If you are buying for dividend yield, then maybe it makes no difference right now whether you buy a consistent dividend grower like P&G or a GNMA like VFIX. Both pay about 3.2% now, and there's a lot more volatility with PG. Over the past five years, the fund's been pretty stable, certainly compared to the volatile P&G (which has pretty much wound up going nowhere over the past few years):

finance.yahoo.com

However as regards dividends or distributions, that "3.2% yield" equality may change. VFIX has cut distributions in past -- maybe they're in a growing state now (I don't follow or know), whereas P&G has been raising their dividend every year for something like 50 years.

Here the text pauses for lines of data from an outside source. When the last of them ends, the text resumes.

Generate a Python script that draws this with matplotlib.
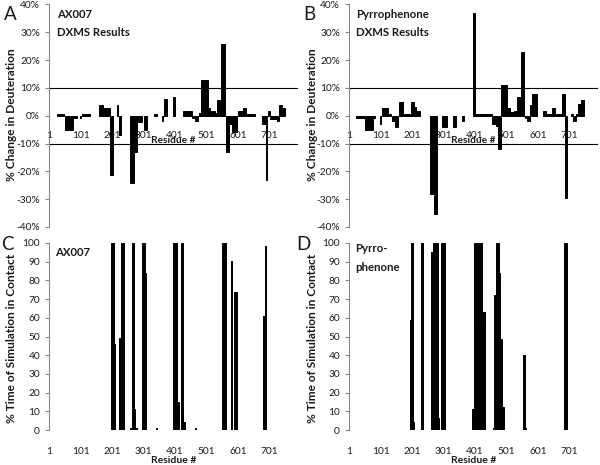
import matplotlib.pyplot as plt
from matplotlib.ticker import FuncFormatter
from matplotlib.transforms import blended_transform_factory

plt.rcParams['font.family'] = ['Lato', 'DejaVu Sans']

# DXMS % change in deuteration, one block per peptide: first residue, last residue, value (%)
a_start = [26, 51, 77, 98, 107, 160, 172, 196, 216, 223, 258, 271, 281, 303, 334, 359, 366, 395,
           425, 454, 465, 478, 484, 504, 512, 528, 535, 547, 561, 571, 582, 600, 616, 626, 676, 690,
           695, 703, 724, 732, 740]
a_end = [49, 77, 91, 104, 130, 172, 196, 204, 220, 231, 271, 281, 297, 313, 343, 364, 375, 401,
         454, 465, 475, 484, 504, 512, 528, 535, 547, 559, 571, 581, 597, 616, 626, 653, 690, 694,
         703, 724, 732, 740, 750]
a_val = [0.8, -5.1, -0.8, -0.8, 0.7, 3.7, 2.8, -21.3, 4.0, -7.0, -24.2, -13.2, -2.4, -5.2, 0.7,
         -1.8, 5.9, 6.9, 1.7, -0.8, -1.8, 0.9, 12.9, 2.8, 1.8, 1.0, 5.8, 25.9, -13.0, -3.0, -6.0,
         1.6, 2.8, 0.8, -2.8, -23.0, 1.8, -1.2, -2.0, 3.7, 2.8]

b_start = [24, 51, 77, 98, 107, 125, 139, 146, 159, 172, 199, 207, 215, 257, 271, 296, 331, 358,
           394, 400, 454, 468, 475, 482, 501, 512, 525, 533, 546, 560, 567, 576, 582, 616, 626, 644,
           655, 676, 687, 706, 713, 720, 729, 737]
b_end = [51, 77, 82, 104, 125, 133, 146, 155, 172, 199, 207, 215, 225, 271, 281, 313, 342, 366,
         400, 454, 468, 475, 482, 501, 512, 525, 533, 546, 556, 567, 576, 582, 599, 626, 644, 655,
         676, 687, 694, 713, 720, 729, 737, 747]
b_val = [-0.8, -5.2, -0.8, -3.0, 2.8, 0.8, -1.8, -4.0, 4.8, 0.8, 4.8, 3.0, 1.8, -28.3, -35.2, -4.0,
         -4.0, -2.0, 37.1, 0.6, -2.8, -3.6, -12.0, 11.2, 2.8, 1.2, 1.8, 6.9, 22.9, -0.8, -2.0, 4.0,
         7.8, 1.8, 0.8, 2.8, 0.8, 7.8, -29.5, 0.8, -1.8, 0.8, 4.2, 5.7]

# % time of simulation in contact, per residue range
c_start = [198, 207, 224, 230, 258, 265, 270, 274, 297, 306, 342, 394, 406, 419, 427, 464, 549,
           577, 589, 681, 686]
c_end = [207, 211, 230, 239, 264, 270, 274, 279, 306, 310, 345, 406, 413, 427, 433, 467, 563,
         582, 596, 686, 690]
c_val = [100, 46, 49, 100, 1, 100, 11, 1, 100, 84, 1, 100, 15, 100, 4.5, 1, 100,
         90.5, 74, 61, 98.5]

d_start = [195, 199, 203, 230, 261, 269, 282, 293, 390, 398, 412, 418, 423, 459, 462, 468, 477,
           481, 488, 552, 558, 684]
d_end = [199, 203, 206, 237, 269, 282, 285, 304, 398, 412, 418, 423, 431, 462, 468, 477, 481,
         488, 494, 558, 562, 692]
d_val = [59, 100, 4.5, 100, 95, 100, 6.4, 100, 11, 100, 56, 100, 63, 1, 72, 100, 84,
         48.5, 12.5, 40, 1, 100]

res_ticks = [1, 101, 201, 301, 401, 501, 601, 701]
grey = '#868686'
txt = '#1a1a1a'

fig = plt.figure(figsize=(6, 4.65), dpi=100)

W = 249 / 600
top_axes = [fig.add_axes([49 / 600, 1 - 227 / 465, W, 222.5 / 465]),
            fig.add_axes([349 / 600, 1 - 227 / 465, W, 222.5 / 465])]
bot_axes = [fig.add_axes([49 / 600, 1 - 430 / 465, W, 187 / 465]),
            fig.add_axes([349 / 600, 1 - 430 / 465, W, 187 / 465])]


def draw_bars(ax, s, e, v):
    widths = [b - a for a, b in zip(s, e)]
    ax.bar(s, v, width=widths, align='edge', color='black', edgecolor='black', linewidth=0.7)


def style(ax):
    ax.set_xlim(1, 791)
    ax.set_xticks(res_ticks)
    ax.set_xticklabels([str(t) for t in res_ticks])
    for side in ['top', 'right']:
        ax.spines[side].set_visible(False)
    ax.spines['bottom'].set_color('none')
    ax.spines['left'].set_color(grey)
    ax.tick_params(axis='x', length=0, labelsize=7.3, colors=txt)
    ax.tick_params(axis='y', length=3, width=0.8, color=grey, labelsize=7.3, labelcolor=txt)


for ax, (s, e, v) in zip(top_axes, [(a_start, a_end, a_val), (b_start, b_end, b_val)]):
    draw_bars(ax, s, e, v)
    style(ax)
    ax.set_ylim(-40, 40)
    ax.set_yticks(range(-40, 41, 10))
    ax.yaxis.set_major_formatter(FuncFormatter(lambda y, p: '%d%%' % y))
    ax.spines['bottom'].set_position(('data', 0))
    ax.tick_params(axis='x', pad=11)
    ax.axhline(10, color='black', lw=0.8)
    ax.axhline(-10, color='black', lw=0.8)
    ax.text(0.5, -8.8, 'Residue #', transform=blended_transform_factory(ax.transAxes, ax.transData),
            ha='center', va='center', fontsize=7.3, fontweight='bold', color=txt)

for ax, (s, e, v) in zip(bot_axes, [(c_start, c_end, c_val), (d_start, d_end, d_val)]):
    draw_bars(ax, s, e, v)
    style(ax)
    ax.set_ylim(0, 100)
    ax.set_yticks(range(0, 101, 10))
    ax.tick_params(axis='x', pad=12)
    ax.text(0.5, -0.165, 'Residue #', transform=ax.transAxes,
            ha='center', va='center', fontsize=7.5, fontweight='bold', color=txt)

# panel titles
ft = dict(fontsize=8.2, fontweight='bold', va='center', color=txt)
fig.text(57 / 600, 1 - 15 / 465, 'AX007', **ft)
fig.text(57 / 600, 1 - 32 / 465, 'DXMS Results', **ft)
fig.text(356 / 600, 1 - 15 / 465, 'Pyrrophenone', **ft)
fig.text(356 / 600, 1 - 32 / 465, 'DXMS Results', **ft)
fig.text(55 / 600, 1 - 252 / 465, 'AX007', **ft)
fig.text(355 / 600, 1 - 248 / 465, 'Pyrro-', **ft)
fig.text(355 / 600, 1 - 267 / 465, 'phenone', **ft)

# panel letters
for lab, x, y in [('A', 10, 15), ('B', 309, 15), ('C', 7, 244), ('D', 303, 244)]:
    fig.text(x / 600, 1 - y / 465, lab, fontsize=13.5, ha='center', va='center', color=txt)

# y axis titles
for x in [12, 312]:
    fig.text(x / 600, 1 - 115 / 465, '% Change in Deuteration', rotation=90, fontsize=8.6,
             fontweight='bold', ha='center', va='center', color=txt)
    fig.text(x / 600, 1 - 338 / 465, '% Time of Simulation in Contact', rotation=90, fontsize=8.6,
             fontweight='bold', ha='center', va='center', color=txt)

fig.savefig('out.png', dpi=100)
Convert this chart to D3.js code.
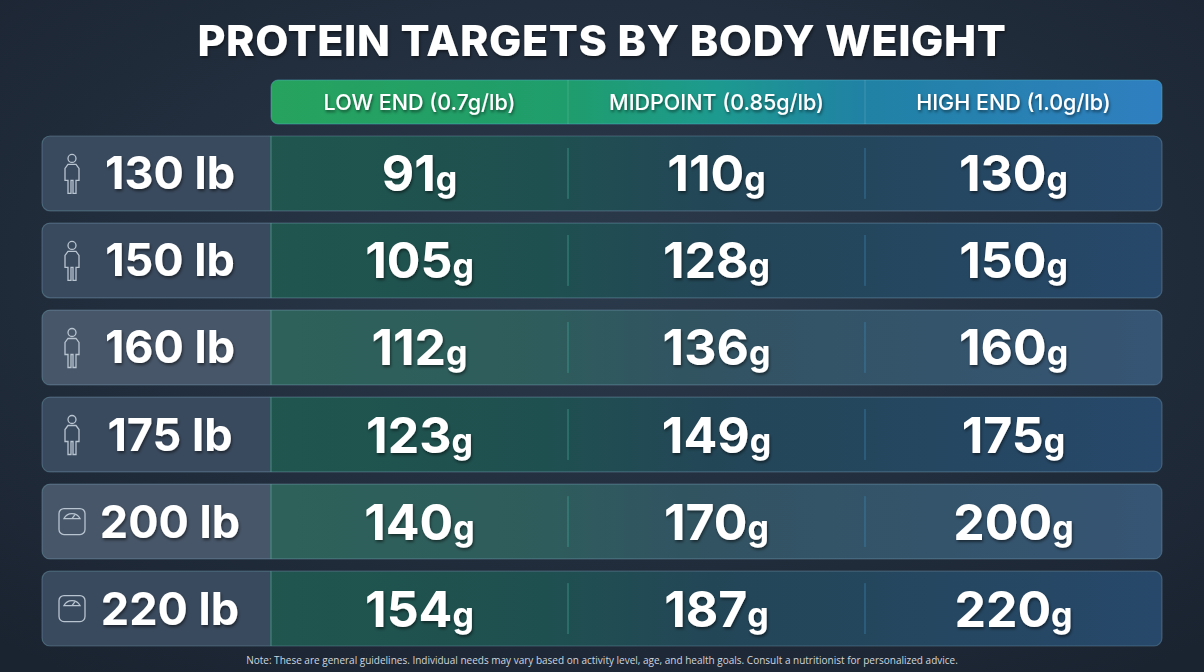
<!DOCTYPE html>
<html><head><meta charset="utf-8">
<script src="https://cdn.jsdelivr.net/npm/d3@7"></script>
<style>body{margin:0;background:#1f2a38;}svg{display:block}</style>
</head><body>
<script>
const weights = ["130 lb","150 lb","160 lb","175 lb","200 lb","220 lb"];
const columns = ["LOW END (0.7g/lb)","MIDPOINT (0.85g/lb)","HIGH END (1.0g/lb)"];
const lowEnd = [91,105,112,123,140,154];
const midpoint = [110,128,136,149,170,187];
const highEnd = [130,150,160,175,200,220];
const iconType = ["person","person","person","person","scale","scale"];
const title = "PROTEIN TARGETS BY BODY WEIGHT";
const note = "Note: These are general guidelines. Individual needs may vary based on activity level, age, and health goals. Consult a nutritionist for personalized advice.";

const W=1204,H=672;
const svg=d3.select("body").append("svg").attr("width",W).attr("height",H);
const defs=svg.append("defs");
const bg=defs.append("radialGradient").attr("id","bg").attr("cx","50%").attr("cy","40%").attr("r","75%");
bg.append("stop").attr("offset","0").attr("stop-color","#2b3a4c");
bg.append("stop").attr("offset","1").attr("stop-color","#1a2330");
svg.append("rect").attr("width",W).attr("height",H).attr("fill","url(#bg)");
const hg=defs.append("linearGradient").attr("id","hg");
[["0","#27a35e"],["0.33","#1f9d6c"],["0.5","#1d9a8f"],["0.66","#2082a4"],["1","#2f7fc0"]].forEach(s=>hg.append("stop").attr("offset",s[0]).attr("stop-color",s[1]));
const rg=defs.append("linearGradient").attr("id","rg");
[["0","#1f5a4c"],["0.45","#1f5050"],["0.6","#234657"],["1","#27486a"]].forEach(s=>rg.append("stop").attr("offset",s[0]).attr("stop-color",s[1]));
const f=defs.append("filter").attr("id","sh").attr("x","-10%").attr("y","-20%").attr("width","120%").attr("height","150%");
f.append("feDropShadow").attr("dx",1).attr("dy",2).attr("stdDeviation",1.5).attr("flood-color","#000").attr("flood-opacity",0.5);

svg.append("text").attr("x",W/2).attr("y",56).attr("text-anchor","middle").attr("fill","#fff")
 .attr("font-family","Inter, 'Open Sans', sans-serif").attr("font-weight",800).attr("font-size",43).attr("letter-spacing",0.6)
 .attr("filter","url(#sh)").text(title);

const x=d3.scaleBand().domain(columns).range([271,1162]);
const y=d3.scaleBand().domain(weights).range([136,646]).paddingInner(0.14).paddingOuter(0);
svg.append("rect").attr("x",271).attr("y",80).attr("width",891).attr("height",44).attr("rx",7).attr("fill","url(#hg)").attr("stroke","#4fb1c9").attr("stroke-opacity",0.5);
columns.forEach((c,i)=>{
  if(i>0) svg.append("line").attr("x1",x(c)).attr("x2",x(c)).attr("y1",80).attr("y2",124).attr("stroke","#ffffff").attr("stroke-opacity",0.15);
  svg.append("text").attr("x",x(c)+x.bandwidth()/2).attr("y",110).attr("text-anchor","middle").attr("fill","#fff")
   .attr("font-family","Inter, sans-serif").attr("font-weight",500).attr("font-size",21.5).attr("filter","url(#sh)").text(c);
});
const vals=[lowEnd,midpoint,highEnd];
weights.forEach((w,r)=>{
  const y0=y(w),h=y.bandwidth();
  const g=svg.append("g");
  g.append("rect").attr("x",42).attr("y",y0).attr("width",1120).attr("height",h).attr("rx",8).attr("fill","url(#rg)");
  g.append("path").attr("d",`M50,${y0}H271V${y0+h}H50a8,8 0 0 1 -8,-8V${y0+8}a8,8 0 0 1 8,-8Z`).attr("fill","#3a4a5e");
  if(r%2===0 && r>0) g.append("rect").attr("x",42).attr("y",y0).attr("width",1120).attr("height",h).attr("rx",8).attr("fill","#ffffff").attr("opacity",0.07);
  g.append("rect").attr("x",42).attr("y",y0).attr("width",1120).attr("height",h).attr("rx",8).attr("fill","none").attr("stroke","#7fa6c0").attr("stroke-opacity",0.35).attr("stroke-width",1.2);
  g.append("line").attr("x1",271).attr("x2",271).attr("y1",y0).attr("y2",y0+h).attr("stroke","#48c19a").attr("stroke-opacity",0.6);
  [1,2].forEach(i=>g.append("line").attr("x1",x(columns[i])).attr("x2",x(columns[i])).attr("y1",y0+12).attr("y2",y0+h-12).attr("stroke",i==1?"#3fb8a0":"#3d8fc0").attr("stroke-opacity",0.6));
  const cx=72,cy=y0+h/2;
  const ic=g.append("g").attr("fill","none").attr("stroke","#b8c4d0").attr("stroke-width",1.3);
  if(iconType[r]==="person"){
    ic.append("circle").attr("cx",cx).attr("cy",cy-15).attr("r",4);
    ic.append("path").attr("d",`M${cx-4},${cy-9}h8l3,4v12h-3v13h-3v-13h-2v13h-3v-13h-3v-12z`);
  } else {
    ic.append("rect").attr("x",cx-13).attr("y",cy-13).attr("width",26).attr("height",26).attr("rx",5);
    ic.append("path").attr("d",`M${cx-8},${cy-3}a9,9 0 0 1 16,0z`);
    ic.append("line").attr("x1",cx).attr("y1",cy-3).attr("x2",cx+3).attr("y2",cy-7);
  }
  g.append("text").attr("x",170).attr("y",y0+h/2+16).attr("text-anchor","middle").attr("fill","#fff")
   .attr("font-family","Inter, sans-serif").attr("font-weight",700).attr("font-size",45).attr("filter","url(#sh)").text(w);
  columns.forEach((c,i)=>{
    const t=g.append("text").attr("x",x(c)+x.bandwidth()/2).attr("y",y0+h/2+18).attr("text-anchor","middle").attr("fill","#fff")
      .attr("font-family","Inter, sans-serif").attr("font-weight",700).attr("filter","url(#sh)");
    t.append("tspan").attr("font-size",50).text(vals[i][r]);
    t.append("tspan").attr("font-size",34).text("g");
  });
});
svg.append("text").attr("x",W/2).attr("y",664).attr("text-anchor","middle").attr("fill","#d0d6de")
 .attr("font-family","'Open Sans', sans-serif").attr("font-size",10).text(note);
</script>
</body></html>
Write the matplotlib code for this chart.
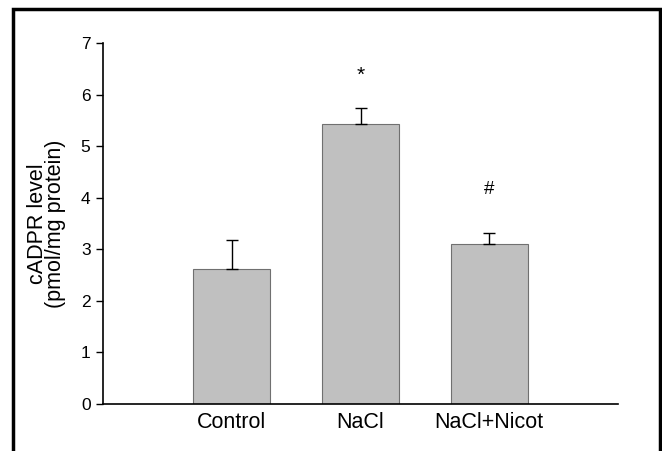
import matplotlib.pyplot as plt
from matplotlib.patches import Rectangle

groups = ['Control', 'NaCl', 'NaCl+Nicot']
means = [2.62, 5.43, 3.10]
errors = [0.56, 0.30, 0.21]
marks = ['', '*', '#']
mark_y = [None, 6.38, 4.15]

plt.rcParams['font.family'] = ['Liberation Sans', 'DejaVu Sans']

fig = plt.figure(figsize=(6.62, 4.51), dpi=100)
ax = fig.add_axes([0.1556, 0.1042, 0.778, 0.8005])

x = range(len(groups))
ax.bar(x, means, width=0.6, color='#c0c0c0', edgecolor='#707070', linewidth=0.8)
ax.errorbar(x, means, yerr=[[0] * len(errors), errors], fmt='none',
            ecolor='black', elinewidth=1, capsize=4.5, capthick=1)

for i, m in enumerate(marks):
    if m:
        ax.text(i, mark_y[i], m, ha='center', va='center',
                fontsize=15 if m == '*' else 13.5)

ax.set_xlim(-1, 3)
ax.set_ylim(0, 7)
ax.set_yticks(range(8))
ax.set_xticks(list(x))
ax.set_xticklabels(groups, fontsize=15.5)
ax.tick_params(axis='x', length=0, pad=6)
ax.tick_params(axis='y', labelsize=12.5, length=5, width=1, direction='out', pad=4)
ax.spines['top'].set_visible(False)
ax.spines['right'].set_visible(False)
ax.spines['left'].set_linewidth(1.2)
ax.spines['bottom'].set_linewidth(1.2)
ax.set_ylabel('cADPR level\n(pmol/mg protein)', fontsize=15.5, linespacing=0.8)
ax.yaxis.set_label_coords(-0.072, 0.5)

# frame round the whole figure
fig.patches.append(Rectangle((13 / 662, -0.05), 647 / 662, 1.05 - 9 / 451,
                             transform=fig.transFigure, fill=False,
                             edgecolor='black', linewidth=2.5))

fig.savefig('out.png', dpi=100)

I use P&G as an example of several stocks discussed here, i.e. well capitalized stocks with a history of earnings and dividends as a result of providing products or services that customers want or need. Possible that one or all such stocks could suddenly fall 50% (as we have seen.) More likely though, a slow 50% decline as the general market falls or certain sectors fall in or out of favor (e.g. big pharma). While that might make "total return negative" and maybe a "risky business", if somebody were "buying stock for its dividends", the dividends likely would be intact. People here who have relatively long-term goals or outlooks should welcome such a decline in these stocks though. Dividends that are automatically reinvested in stock buy more stock when the stock price is down. Or the low stock price gives an opportunity to commit more cash to buy the stock(s) so as to get the now larger yield (same distribution divided by lower stock price.)